После трех дней на реке наш охотник прибывает в Леопольдвиль. Он часто бывал здесь, обычно с какими-нибудь животными, которых выслеживал и убивал в джунглях. Этот раз – не исключение. Привезенные им туши, включая укусившего его шимпанзе, разделаны и готовы к продаже для дальнейшей готовки или копчения. Блюда из мяса шимпанзе, скорее всего, никого не заразят. Шкуры и меха охотник обменяет на маис и кассаву. Но за мясо дичи ему удается выручить несколько бельгийских франков – сумму достаточную, чтобы отпраздновать сделку выпивкой и посещением одной из многочисленных проституток, расхаживающих по улицам города. Либо в этот раз, либо во время последующих приездов охотник передаст им обосновавшийся внутри него вирус, о котором он не подозревает, и это станет началом распространения болезни среди человечества[3]. Передача вируса от шимпанзе к охотнику, вероятно, была тем единственным разом, когда штамм ВИЧ прошел межвидовой барьер от шимпанзе к человеку и затем успешно проявился в виде пандемии, которую мы наблюдаем сегодня.

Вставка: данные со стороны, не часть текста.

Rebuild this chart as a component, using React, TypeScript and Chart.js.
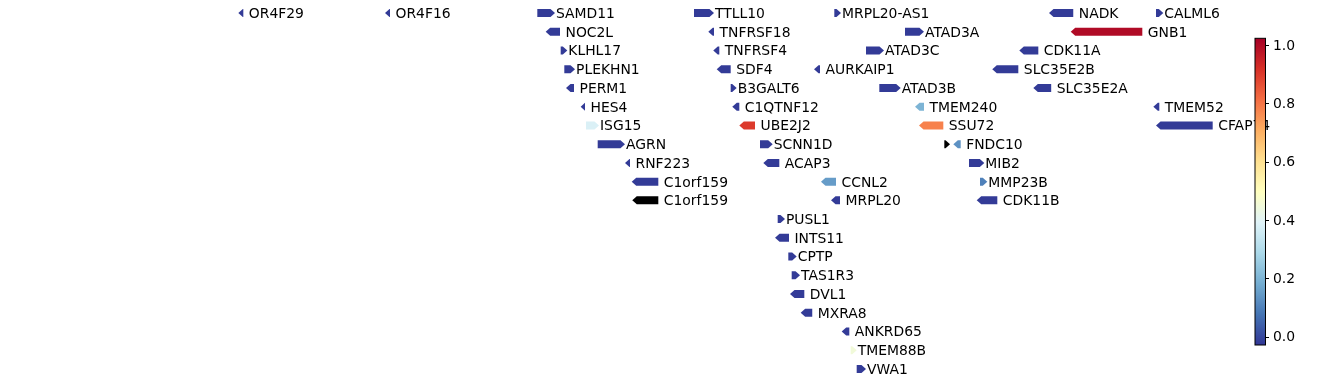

В густонаселенном Леопольдвиле, где мужчин было намного больше, чем женщин, и проституция процветала, вирус нашего охотника довольно легко распространился. Опаснее всего было то, что период от заражения до смерти больного мог занимать – чаще всего так и происходило – несколько лет, пока вирус подтачивал иммунную систему носителя, позволяя незамеченным переходить от одной жертвы к следующей. Проститутка, с которой охотник провел ту ночь в Леопольдвиле, а затем и другие, у которых он побывал, передали вирус своим клиентам, которые затем вернулись домой к своим женам, подружкам и партнерам. Именно так, неторопливо, начался этот фатальный цикл.
Глава 2
На протяжении десятка лет после событий 1908 года инфекция передавалась по цепочке, но не выходила за пределы Конго. Болезнь, вызываемая вирусом, не привела ни к одной заметной вспышке за несколько последующих десятилетий. Требовалось идеальное стечение обстоятельств, чтобы вирус стал стремительно распространяться.
Такие условия сложились в ходе медицинских кампаний, проводимых в Бельгийском Конго с 1921 по 1959 год. Продиктованные благими намерениями, они привели к злосчастному результату. Колониальные органы здравоохранения, вознамерившись победить изнурительные и подчас смертельные тропические заболевания, такие как сонная болезнь, впервые использовали одноразовые шприцы массового производства. Именно с их помощью стало возможным осуществить ряд медицинских программ.
Шприцы для инъекций существовали с 1848 года, но даже к концу Первой мировой войны их стеклянные и металлические части все еще производились мастерами вручную, из-за чего они оставались большой редкостью. Во время одной из медицинских экспедиций по верховью реки Санга в 1917–1919 годах французский врач Эжен Жамо излечил более 5300 случаев сонной болезни, используя всего шесть шприцев[4].
В 1920-х годах началось массовое производство шприцев, и положение дел изменилось. Это было крайне важным событием для медицинских команд, работающих в Африке – особенно в Бельгийском Конго и соседнем Камеруне, хотя их ресурсы и оставались ограниченными. Шприцы не были одноразовыми, а стерилизовать их или даже иголки на практике не представлялось возможным.
Эти кампании по вакцинации от сонной болезни создали идеальные условия для распространения того вируса, который наш молодой охотник невольно занес в Леопольдвиль. В Бельгийском Конго инъекции проводили мобильные команды, не имеющие профильного образования и получившие минимальную техническую подготовку. Они навещали пациентов в деревнях, чтобы сделать им ежемесячные уколы. Цель визитов, однако, состояла не только в лечении деревенских жителей, но и в защите от болезни туземной рабочей силы и колониальной администрации. Из-за огромного множества людей, нуждающихся в инъекциях, времени на кипячение и стерилизацию каждой иглы не хватало. Перед следующим пациентом их просто ополаскивали водой и спиртом.